Jonas Kaufmann was a wonderful Carlos. His voice is a thing of beauty, manly, bronze-coloured and baritonal, strong yet with the delicacy to move into an exquisite mezza voce; I would even venture to say I was reminded of recordings of Jussi Bjorling, and for me, you can’t say better than that. Factor in on top of this the fact that he looks the part and he can act, and you have one very happy Dent. This Don Carlos was not merely a sad and misunderstood boy, but clearly unbalanced from the start; painfully shy, then sliding rapidly into real neurosis and moments of wild hysteria. The character’s tragic lack of self-control was all the more intense when compared with the lucid and almost calculating intelligence of Simon Keenlyside’s marvellous Posa; (Favourite Baritone done good - that's Favourite Baritone, above, by the way; picture reproduced, with grateful thanks, from www.simonkeenlyside.info).

Marina Poplavskaya was a steely, exciting Elisabetta, John Tomlinson a scary Grand Inquisitor, and Ferruccio Furlanetto a tremendous, deeply complex King Philip; a figure almost as tragic as his son, full of fire, anguish and iron, bitterly lonely, cruel and troubled by his cruelty… He has such a rich, warm voice, yet conveyed a man capable of implacable coldness, eternally harsh towards the son whose own flailing character he cannot cope with; then consumed with grief as, alone, his voice blanched and empty, he struggles to come to terms with his loveless marriage and broken family life. The confrontation with Posa was almost unbearably intense; two great singer-actors, both at the peak of their powers, performing with heartfelt conviction and stunning musicality, as these two intelligent men face up to one another, pushing and pulling at the tensions and the power-play between them. The King shifts from anger to sudden respect as suddenly he sees the thing he has been longing for, an honest and honourable man who will tell him the truth, but he is agonisingly aware that the opening out of possibilities this offers him is an illusion; his heir is the volatile and disturbed Carlos, not this decent, brave, rational man who will take such staggering risks for what he believes in.

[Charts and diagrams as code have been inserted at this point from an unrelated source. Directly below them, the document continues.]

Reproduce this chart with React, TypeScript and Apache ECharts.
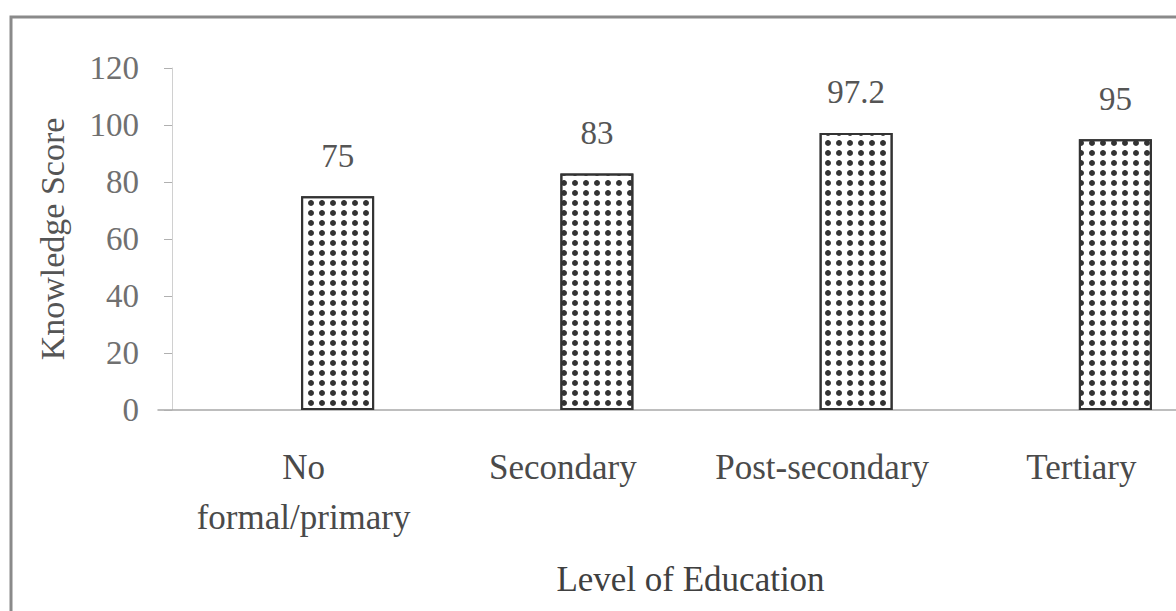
import React, { useEffect, useRef } from "react";
import * as echarts from "echarts";

const categories = ["No\nformal/primary", "Secondary", "Post-secondary", "Tertiary"];
const scores = [75, 83, 97.2, 95];
const yMin = 0;
const yMax = 120;
const yStep = 20;
const yAxisTitle = "Knowledge Score";
const xAxisTitle = "Level of Education";

const FONT = "'Liberation Serif', 'Times New Roman', serif";

export default function App() {
  const ref = useRef<HTMLDivElement>(null);
  useEffect(() => {
    if (!ref.current) return;
    const chart = echarts.init(ref.current, undefined, { renderer: "svg" });
    chart.setOption({
      animation: false,
      backgroundColor: "#ffffff",
      aria: { enabled: true, decal: { show: true } },
      graphic: [
        {
          type: "rect",
          z: -1,
          shape: { x: 11, y: 17, width: 1400, height: 800 },
          style: { fill: "none", stroke: "#8a8a8a", lineWidth: 3 },
        },
      ],
      grid: [
        { left: 158, top: 68, width: 1100, height: 342, containLabel: false, outerBoundsMode: "none" },
        { left: 208, top: 68, width: 1037, height: 342, containLabel: false, outerBoundsMode: "none" },
      ],
      xAxis: [
        {
          gridIndex: 0,
          type: "value",
          min: 0,
          max: 1,
          axisLine: { show: true, lineStyle: { color: "#a8a8a8", width: 1.5 } },
          axisTick: { show: false },
          axisLabel: { show: false },
          splitLine: { show: false },
        },
        {
          gridIndex: 1,
          type: "category",
          data: categories,
          axisLine: { show: false },
          axisTick: { show: false },
          axisLabel: {
            interval: 0,
            margin: 32,
            fontFamily: FONT,
            fontSize: 35,
            lineHeight: 50,
            color: "#4a4a4a",
            padding: [0, 68, 0, 0],
          },
          name: xAxisTitle,
          nameLocation: "middle",
          nameGap: 152,
          nameTextStyle: {
            fontFamily: FONT,
            fontSize: 35,
            color: "#404040",
            padding: [0, 72, 0, 0],
          },
        },
      ],
      yAxis: [
        {
          gridIndex: 0,
          type: "value",
          min: yMin,
          max: yMax,
          interval: yStep,
          offset: -14,
          axisLine: { show: true, lineStyle: { color: "#d0d0d0", width: 1 } },
          axisTick: { show: true, length: 8, lineStyle: { color: "#b0b0b0" } },
          axisLabel: {
            margin: 33,
            fontFamily: FONT,
            fontSize: 33,
            color: "#707070",
          },
          splitLine: { show: false },
          name: yAxisTitle,
          nameLocation: "middle",
          nameGap: 103,
          nameTextStyle: { fontFamily: FONT, fontSize: 34, color: "#555555" },
        },
        { gridIndex: 1, type: "value", min: yMin, max: yMax, show: false },
      ],
      series: [
        {
          type: "bar",
          xAxisIndex: 1,
          yAxisIndex: 1,
          data: scores,
          barWidth: 73,
          itemStyle: {
            color: "#ffffff",
            borderColor: "#333333",
            borderWidth: 2,
            decal: {
              symbol: "circle",
              symbolSize: 1,
              color: "#333333",
              backgroundColor: "#ffffff",
              dashArrayX: [6, 5],
              dashArrayY: [6, 4],
              rotation: 0,
            },
          },
          label: {
            show: true,
            position: "top",
            distance: 24,
            fontFamily: FONT,
            fontSize: 33,
            color: "#555555",
          },
        },
      ],
    });
    return () => chart.dispose();
  }, []);
  return (
    <div
      ref={ref}
      style={{ position: "fixed", left: 0, top: 0, width: 1176, height: 611 }}
    />
  );
}
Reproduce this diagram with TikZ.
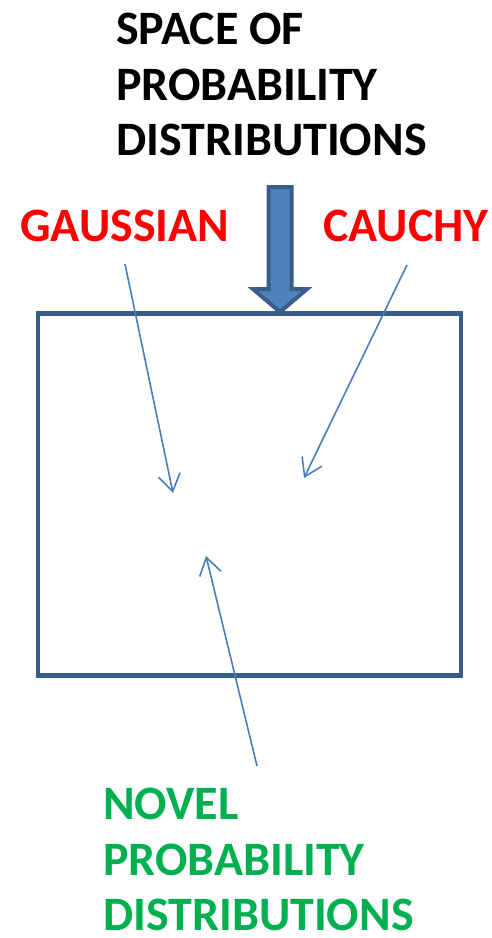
\documentclass[tikz,border=0pt]{standalone}
\usepackage{fontspec}
\setmainfont{Carlito}
\definecolor{boxline}{RGB}{56,93,138}
\definecolor{boxfill}{RGB}{79,129,189}
\definecolor{thinline}{RGB}{74,126,187}
\definecolor{cred}{RGB}{255,0,0}
\definecolor{cgreen}{RGB}{0,176,80}
\tikzset{probspace/.style={x=1pt,y=-1pt},
  biglabel/.style={anchor=north west,inner sep=0pt,align=left,font=\bfseries\fontsize{48}{55.5}\selectfont},
  thinarr/.style={thinline,line width=1.6pt,-{Straight Barb[length=17pt,width=22pt,line width=1.6pt]}}}
\usetikzlibrary{arrows.meta}

\begin{document}
\begin{tikzpicture}[probspace]
    \useasboundingbox (0,0) rectangle (491,938);
    \def\ax{280}
    % labels
    \node[biglabel] (title) at (116,13) {SPACE OF\\PROBABILITY\\DISTRIBUTIONS};
    \node[biglabel,cred] (gauss) at (20,210) {GAUSSIAN};
    \node[biglabel,cred] (cauchy) at (323,210) {CAUCHY};
    \node[biglabel,cgreen] (novel) at (103,788) {NOVEL\\PROBABILITY\\DISTRIBUTIONS};
    % the space itself
    \node[draw=boxline,line width=4.5pt,minimum width=423pt,minimum height=362pt,inner sep=0pt] (space) at (249.5,494.5) {};
    % big arrow into the box
    \draw[boxline,fill=boxfill,line width=4pt] (\ax-11.5,187) -- (\ax+11.5,187) -- (\ax+11.5,289) -- (\ax+27,289)
        -- (\ax,312) -- (\ax-27,289) -- (\ax-11.5,289) -- cycle;
    % thin arrows
    \coordinate (gtail) at (125,264);  \coordinate (gtip) at (173,493);
    \coordinate (ctail) at (407,265);  \coordinate (ctip) at (304,478);
    \coordinate (ntail) at (257,766);  \coordinate (ntip) at (206,556);
    \draw[thinarr] (gtail) -- (gtip);
    \draw[thinarr] (ctail) -- (ctip);
    \draw[thinarr] (ntail) -- (ntip);
\end{tikzpicture}
\end{document}
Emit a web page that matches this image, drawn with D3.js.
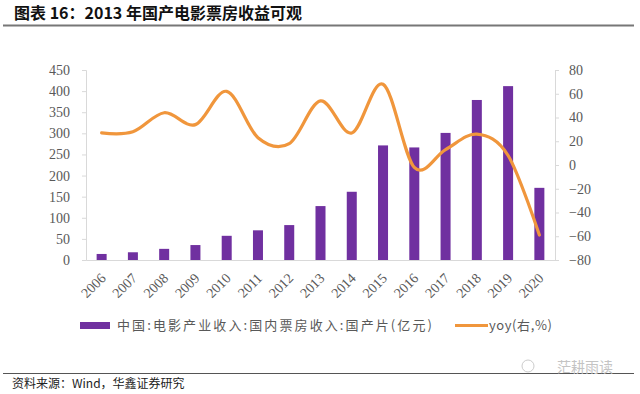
<!DOCTYPE html>
<html>
<head>
<meta charset="utf-8">
<script src="https://cdn.jsdelivr.net/npm/d3@7"></script>
<style>
body { margin: 0; background: #fff; }
svg { display: block; }
</style>
</head>
<body>
<div id="chart"></div>
<script>
// --> DATA
var years = ["2006", "2007", "2008", "2009", "2010", "2011", "2012", "2013",
             "2014", "2015", "2016", "2017", "2018", "2019", "2020"];
var revenue = [14.3, 18.3, 26.4, 35.4, 57.3, 70.3, 82.7, 127.7,
               161.6, 271.4, 266.6, 301.0, 379.0, 411.8, 170.9];
var yoy = [27, 28, 44, 34, 62, 23, 18, 54, 27, 68, -2, 13, 26, 8, -59];
var leftTicks = [0, 50, 100, 150, 200, 250, 300, 350, 400, 450];
var rightTicks = [-80, -60, -40, -20, 0, 20, 40, 60, 80];

var barName = "中国:电影产业收入:国内票房收入:国产片(亿元)";
var lineName = "yoy(右,%)";

var width = 640,
    height = 394;

var purple = "#7030a0";
var orange = "#f0963c";

var svg = d3.select("#chart").append("svg")
    .attr("width", width)
    .attr("height", height);

// title + rules
svg.append("text")
    .attr("x", 14)
    .attr("y", 19)
    .style("font-family", "'Noto Sans CJK SC', sans-serif")
    .style("font-size", "16px")
    .style("font-weight", "bold")
    .style("fill", "#111")
    .text("图表 16：2013 年国产电影票房收益可观");

svg.append("line")
    .attr("x1", 3).attr("x2", 634)
    .attr("y1", 25.5).attr("y2", 25.5)
    .style("stroke", "#777")
    .style("stroke-width", 2);

svg.append("line")
    .attr("x1", 3).attr("x2", 634)
    .attr("y1", 373.5).attr("y2", 373.5)
    .style("stroke", "#555")
    .style("stroke-width", 1);

svg.append("text")
    .attr("x", 12)
    .attr("y", 388)
    .style("font-family", "'Noto Sans CJK SC', sans-serif")
    .style("font-size", "12px")
    .style("fill", "#222")
    .text("资料来源：Wind，华鑫证券研究");

// watermark
svg.append("circle")
    .attr("cx", 528).attr("cy", 366).attr("r", 6)
    .style("fill", "none")
    .style("stroke", "#ccc")
    .style("stroke-width", 1);

svg.append("text")
    .attr("x", 557)
    .attr("y", 372)
    .style("font-family", "'Noto Sans CJK SC', sans-serif")
    .style("font-size", "14px")
    .style("fill", "#c4c4c4")
    .text("茫耕雨读");

// --> SCALES
var x = d3.scaleBand()
    .domain(years)
    .range([86, 555])
    .paddingInner(0.68)
    .paddingOuter(0.34);

var yLeft = d3.scaleLinear()
    .domain([0, 450])
    .range([260, 70]);

var yRight = d3.scaleLinear()
    .domain([-80, 80])
    .range([260, 70]);

// --> AXES
var tickFont = "'Liberation Serif', 'Times New Roman', serif";

var leftAxis = svg.append("g")
    .attr("transform", "translate(86,0)")
    .call(d3.axisLeft(yLeft).tickValues(leftTicks).tickSize(4).tickPadding(12));

var rightAxis = svg.append("g")
    .attr("transform", "translate(555,0)")
    .call(d3.axisRight(yRight).tickValues(rightTicks).tickSize(4).tickPadding(10));

[leftAxis, rightAxis].forEach(function (g) {
    g.select(".domain").style("stroke", "#d9d9d9");
    g.selectAll(".tick line").style("stroke", "#d9d9d9");
    g.selectAll("text")
        .style("font-family", tickFont)
        .style("font-size", "14px")
        .style("fill", "#595959");
});

var bottomAxis = svg.append("g")
    .attr("transform", "translate(0,260)")
    .call(d3.axisBottom(x).tickSize(0).tickPadding(0));

bottomAxis.select(".domain").style("stroke", "#d9d9d9");
bottomAxis.selectAll("text")
    .style("font-family", tickFont)
    .style("font-size", "14px")
    .style("fill", "#595959")
    .attr("text-anchor", "end")
    .attr("dy", 0)
    .attr("transform", "translate(5,19) rotate(-45)");

// --> BARS
svg.append("g").selectAll("rect")
    .data(revenue)
    .enter()
    .append("rect")
    .attr("x", function (d, i) { return x(years[i]); })
    .attr("width", x.bandwidth())
    .attr("y", function (d) { return yLeft(d); })
    .attr("height", function (d) { return yLeft(0) - yLeft(d); })
    .style("fill", purple);

// --> LINE
var line = d3.line()
    .x(function (d, i) { return x(years[i]) + x.bandwidth() / 2; })
    .y(function (d) { return yRight(d); })
    .curve(d3.curveCardinal.tension(0));

svg.append("path")
    .datum(yoy)
    .attr("d", line)
    .style("fill", "none")
    .style("stroke", orange)
    .style("stroke-width", 3.2)
    .style("stroke-linecap", "round");

// --> LEGEND
var legendFont = "'Noto Sans CJK SC', sans-serif";

svg.append("rect")
    .attr("x", 80).attr("y", 322)
    .attr("width", 30).attr("height", 7)
    .style("fill", purple);

svg.append("text")
    .attr("x", 117).attr("y", 330)
    .style("font-family", legendFont)
    .style("font-size", "13px")
    .style("letter-spacing", "2.1px")
    .style("fill", "#595959")
    .text(barName);

svg.append("line")
    .attr("x1", 455).attr("x2", 488)
    .attr("y1", 325.5).attr("y2", 325.5)
    .style("stroke", orange)
    .style("stroke-width", 3);

svg.append("text")
    .attr("x", 489).attr("y", 330)
    .style("font-family", legendFont)
    .style("font-size", "13px")
    .style("letter-spacing", "0.6px")
    .style("fill", "#595959")
    .text(lineName);
</script>
</body>
</html>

In the moment when Posa challenges Philip outright, crying out, in response to the King’s claim to bring peace, that this will be only “la pace del sepolcro!” – and the whole orchestra explodes with a huge blast of fury to back him – this production puts him upstage, suddenly completely dominant and literally rounding upon the king, yet with arms outstretched in an almost Christ-like gesture; a veritable embodiment of moral force before which Philip visibly falls back…

It was a hell of an evening.

The rest of the weekend was taken up with a trip to a food festival (much sampling, of goodies wildly assorted, and subsequent mild indigestion), a trip to Challock church to see the murals, a couple of nice pub lunches, some walks and a fair amount of sitting in the sun.

I’ll write more about the food festival and the murals another time.